On June 15, 1785, Pilatre de Rozier made his last fatal voyage from Boulogne. It was his intention to have repeated the exploit of Blanchard and Jeffries in the reverse direction, and have crossed from Boulogne to England . For this purpose he had contrived a double balloon, which he expected would combine the advantages of both kinds -- a fire-balloon, 10 feet in diameter, being placed underneath a gas-balloon of 37 feet in diameter, so that by increasing or diminishing the fire in the former it might be possible to ascend or descend without waste of gas. Rozier was accompanied by M.P.A. Romain, and for rather less than half-an-hour after the aerostat ascended all seemed to be going on well, when suddenly the whole apparatus was seen in flames, and the unfortunate adventurers came to the ground from the supposed height of more than 3000 feet. Rosier was killed on the spot, and Romain only survived about ten minutes. A monument was erected on the place where they fell, which was near the sea-shore, about four miles from the starting-point. The Marquis de la Maisonfort had accompanied Rozier to Boulogne, intending to ascend with him, but M. Romain there insisted on a prior promise. Either the upper balloon must have been reached by the flames, and the gas taken fire, or the gas must have poured down into the lower, balloon, and so have caused the explosion.

We must not omit to mention that on June 4, 1784 Madame Thible ascended from Lyons in a fire-balloon with M. Fleurand, in the presence of King Gustavus of Sweden, then traveling under the name of Count Haga.

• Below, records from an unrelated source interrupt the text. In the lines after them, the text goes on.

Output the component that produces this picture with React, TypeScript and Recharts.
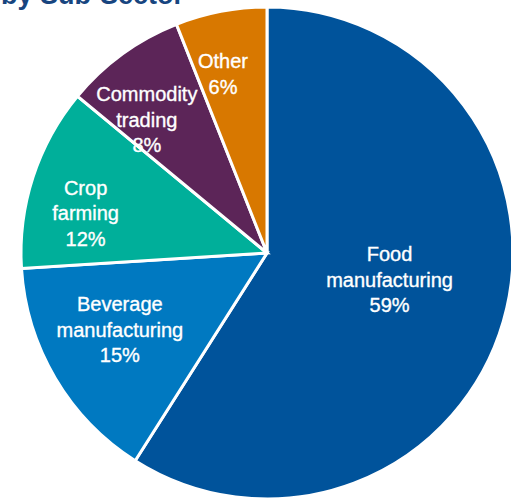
import React from 'react';
import { PieChart, Pie, Cell } from 'recharts';

const sectors = ['Food manufacturing', 'Beverage manufacturing', 'Crop farming', 'Commodity trading', 'Other'];
const shares = [59, 15, 12, 8, 6];
const labelLines = [
  ['Food', 'manufacturing'],
  ['Beverage', 'manufacturing'],
  ['Crop', 'farming'],
  ['Commodity', 'trading'],
  ['Other'],
];
const COLORS = ['#00539B', '#0079C1', '#00AF9A', '#5C2558', '#D87800'];

// label placement tweaks (radius fraction, angle shift in degrees)
const LABEL_POS = [
  { r: 0.51, da: 3.8 },
  { r: 0.675, da: -3 },
  { r: 0.755, da: 5.6 },
  { r: 0.73, da: 6 },
  { r: 0.75, da: 3 },
];

const data = sectors.map((name, i) => ({ name, value: shares[i] }));
const RAD = Math.PI / 180;

const renderLabel = (props: any) => {
  const { cx, cy, midAngle, outerRadius, index, value } = props;
  const pos = LABEL_POS[index];
  const a = (midAngle + pos.da) * RAD;
  const r = outerRadius * pos.r;
  const x = cx + r * Math.cos(-a);
  const y = cy + r * Math.sin(-a);
  const lines = [...labelLines[index], `${value}%`];
  const lh = 25.5;
  const top = y - ((lines.length - 1) * lh) / 2;
  return (
    <text x={x} y={top} fill="#fff" stroke="#fff" strokeWidth={0.35} textAnchor="middle" dominantBaseline="central"
      style={{ fontFamily: '"Liberation Sans", Arial, sans-serif', fontSize: 20 }}>
      {lines.map((l, i) => (
        <tspan key={i} x={x} y={top + i * lh}>{l}</tspan>
      ))}
    </text>
  );
};

export default function App() {
  return (
    <div style={{ position: 'absolute', left: 0, top: 0, width: 511, height: 498, background: '#fff', overflow: 'hidden' }}>
      <svg width={511} height={20} style={{ position: 'absolute', left: 0, top: 0 }}>
        <text x={1} y={4} fill="#17457F" style={{ fontFamily: '"Liberation Sans", Arial, sans-serif', fontSize: 27, fontWeight: 700 }}>
          by Sub-Sector
        </text>
      </svg>
      <PieChart width={511} height={498} margin={{ top: 0, right: 0, bottom: 0, left: 0 }} style={{ position: 'absolute', left: 0, top: 0 }}>
        <Pie
          data={data}
          dataKey="value"
          nameKey="name"
          cx={267}
          cy={253}
          outerRadius={246}
          startAngle={90}
          endAngle={-270}
          stroke="#fff"
          strokeWidth={3}
          labelLine={false}
          label={renderLabel}
          isAnimationActive={false}
        >
          {data.map((_, i) => (
            <Cell key={i} fill={COLORS[i]} />
          ))}
        </Pie>
      </PieChart>
    </div>
  );
}
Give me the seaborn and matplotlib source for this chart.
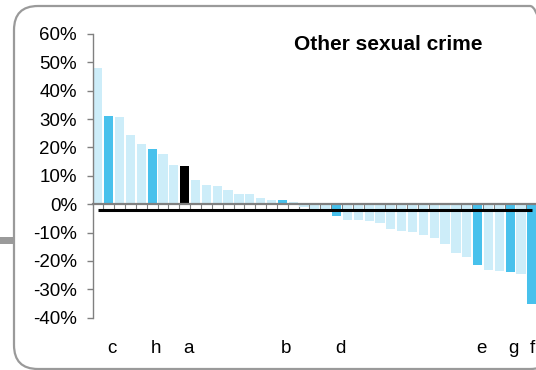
import matplotlib
matplotlib.use("Agg")
import matplotlib.pyplot as plt
import matplotlib.transforms as mtransforms
from matplotlib.patches import FancyBboxPatch, Rectangle
import seaborn as sns
import pandas as pd

# ---- data ----
values = [48.1, 31.2, 30.8, 24.5, 21.3, 19.6, 17.8, 13.9, 13.6, 8.7,
          6.8, 6.4, 5.0, 3.7, 3.7, 2.2, 1.5, 1.5, 0.8, -0.9,
          -1.6, -1.6, -4.1, -5.5, -5.5, -5.9, -6.6, -8.7, -9.4, -9.8,
          -10.8, -11.9, -14.0, -17.2, -18.6, -21.4, -23.2, -23.5, -23.9, -24.6,
          -35.1]
labels = ["", "c", "", "", "", "h", "", "", "a", "",
          "", "", "", "", "", "", "", "b", "", "",
          "", "", "d", "", "", "", "", "", "", "",
          "", "", "", "", "", "e", "", "", "g", "",
          "f"]
group = ["base", "hi", "base", "base", "base", "hi", "base", "base", "own", "base",
         "base", "base", "base", "base", "base", "base", "base", "hi", "base", "base",
         "base", "base", "hi", "base", "base", "base", "base", "base", "base", "base",
         "base", "base", "base", "base", "base", "hi", "base", "base", "hi", "base",
         "hi"]
average = -2.0
yticks = [60, 50, 40, 30, 20, 10, 0, -10, -20, -30, -40]
ytick_labels = ["60%", "50%", "40%", "30%", "20%", "10%", "0%",
                "-10%", "-20%", "-30%", "-40%"]
title = "Other sexual crime"

colors = {"base": "#CDEDF9", "hi": "#48C1EC", "own": "#000000"}

ids = [str(i) for i in range(len(values))]
df = pd.DataFrame({"id": ids, "value": values, "group": group})
palette = {i: colors[g] for i, g in zip(ids, group)}

sns.set_theme(style="white")
plt.rcParams["font.family"] = ["Liberation Sans", "DejaVu Sans"]

W, H = 536, 370
fig = plt.figure(figsize=(W / 100, H / 100), dpi=100)
fig.patch.set_facecolor("white")

# axes placement (pixels)
left_px, top_px, bot_px = 93, 34, 317.7
pitch = 10.85
xmin, xmax = -0.45, 40.6
width_px = (xmax - xmin) * pitch
ax = fig.add_axes([left_px / W, (H - bot_px) / H, width_px / W, (bot_px - top_px) / H])
ax.set_facecolor("none")

sns.barplot(data=df, x="id", y="value", hue="id", palette=palette,
            legend=False, width=0.85, saturation=1, linewidth=0, ax=ax)

ax.set_xlim(xmin, xmax)
ax.set_ylim(-40, 60)

# spines
for s in ["top", "right"]:
    ax.spines[s].set_visible(False)
ax.spines["left"].set_color("#808080")
ax.spines["left"].set_linewidth(1.0)
ax.spines["bottom"].set_position(("data", 0))
ax.spines["bottom"].set_color("#808080")
ax.spines["bottom"].set_linewidth(1.6)
ax.spines["bottom"].set_zorder(5)

# y ticks
ax.set_yticks(yticks, ytick_labels)
ax.tick_params(axis="y", left=True, length=4.5, width=1.0, color="#808080", pad=7,
               labelsize=13.5, labelcolor="black", direction="out")

# x: minor ticks at boundaries, labels at chosen categories
n = len(values)
ax.set_xticks([i + 0.5 for i in range(n - 1)], minor=True)
lab_pos = [i for i, l in enumerate(labels) if l]
ax.set_xticks(lab_pos, [labels[i] for i in lab_pos])
ax.tick_params(axis="x", which="major", bottom=True, length=0, pad=98,
               labelsize=13.5, labelcolor="black")
ax.tick_params(axis="x", which="minor", bottom=True, length=3.5, width=0.8,
               color="#808080", direction="out")
for t, p in zip(ax.get_xticklabels(), lab_pos):
    dx = 3.5 if p < n - 1 else 0.0
    off = mtransforms.ScaledTranslation(dx / 100, 0, fig.dpi_scale_trans)
    t.set_transform(t.get_transform() + off)
ax.set_xlabel("")
ax.set_ylabel("")

# average line
ax.hlines(average, 0, n - 1, color="black", linewidth=2.2, zorder=6)

# title
fig.text(388 / W, (H - 44) / H, title, ha="center", va="center",
         fontsize=15, fontweight="bold", color="black")

# rounded frame and left stub (pixel coords)
ident = mtransforms.IdentityTransform()
frame = FancyBboxPatch((14, 1), 540, H - 7, boxstyle="round,pad=0,rounding_size=24",
                       transform=ident, facecolor="none", edgecolor="#9a9a9a",
                       linewidth=1.6, zorder=0)
fig.patches.append(frame)
stub = Rectangle((0, H - 244), 14, 7, transform=ident, facecolor="#9a9a9a",
                 edgecolor="none")
fig.patches.append(stub)

fig.savefig("out.png", dpi=100)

Madame Thible is very likely the only woman who ever ascended in a fire-balloon. The first Englishwoman who ever ascended into the air was Mrs Sage, who accompanied Mr. Biggin in his voyage from London on June 29, 1785.

Accounts are given of an ascent at Constantinople, made in the presence of the Sultan, by a Persian physician, accompanied by two Bostangis, early in the year 1786, who, crossing the sea which divided Europe from Asia, descended about 30 leagues from the coast.